The entrance at the south-western corner of the gardens is set on a radial axis with the war memorial. It comprises a central pair of Portland stone gatepiers, wrought-iron railings and terminal stone piers, arranged on a segmental concave curve. The square gatepiers have heavy moulded cornices and are surmounted by flaming urns symbolising eternal life. The wrought-iron openwork piers that carried the gates (now removed) bear the dates 1914 and 1919 and are capped by similar urn motifs. The elaborate scrolled overthrow is crowned by an escutcheon bearing the Borough arms and has inset lettering reading: MEMORIAL GARDENS. The geometric-pattern railings comprise four panels divided by openwork piers capped with urns; the innermost panels abutting the gatepiers with curved heads.

The southern entrance, on a central axis with the memorial, comprises a pair of gatepiers and an overthrow identical to those at the south-west entrance. The gates have been removed.


The aftermath of the First World War saw the biggest single wave of public commemoration ever with tens of thousands of memorials erected across England.  Many communities erected their war memorials within existing or newly created public parks and gardens.

Prior to the outbreak of war in 1914, a public garden had been planned by Ashton-under-Lyne Borough Council on a triangular island site to the east of the parish church. The gardens were laid out in 1922 to the design of the Borough Surveyor, John Rowbottom, with the memorial commemorating Ashton’s 1,520 war dead as its focal point.

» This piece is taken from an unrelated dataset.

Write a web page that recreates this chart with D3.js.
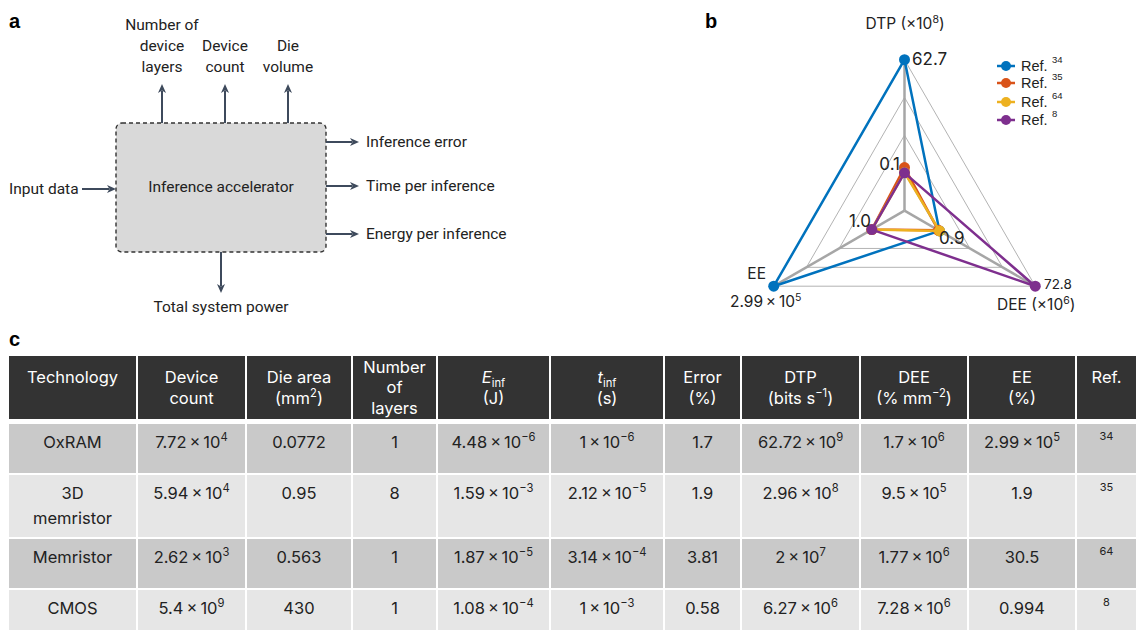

The war memorial, designed by the Ashton architect Percy Howard with sculptures by John Ashton Floyd, was unveiled on 16 September 1922.

Reasons for Listing

The gatepiers, railings and overthrows at the south-west and south entrances to Ashton-under-Lyne Memorial Gardens are listed at Grade II for the following principal reasons:
* Historic interest: as an eloquent testament to the tragic impact of world events on the local community, and the sacrifices it made in the conflicts of the C20;
* Architectural interest: two impressive sets of stone gatepiers with elaborate wrought ironwork, which announce the gardens as a place of remembrance for the community;
* Group value: they are intrinsic to the setting of Ashton-under-Lyne War Memorial, framing the views of the Grade II*-listed monument from the street.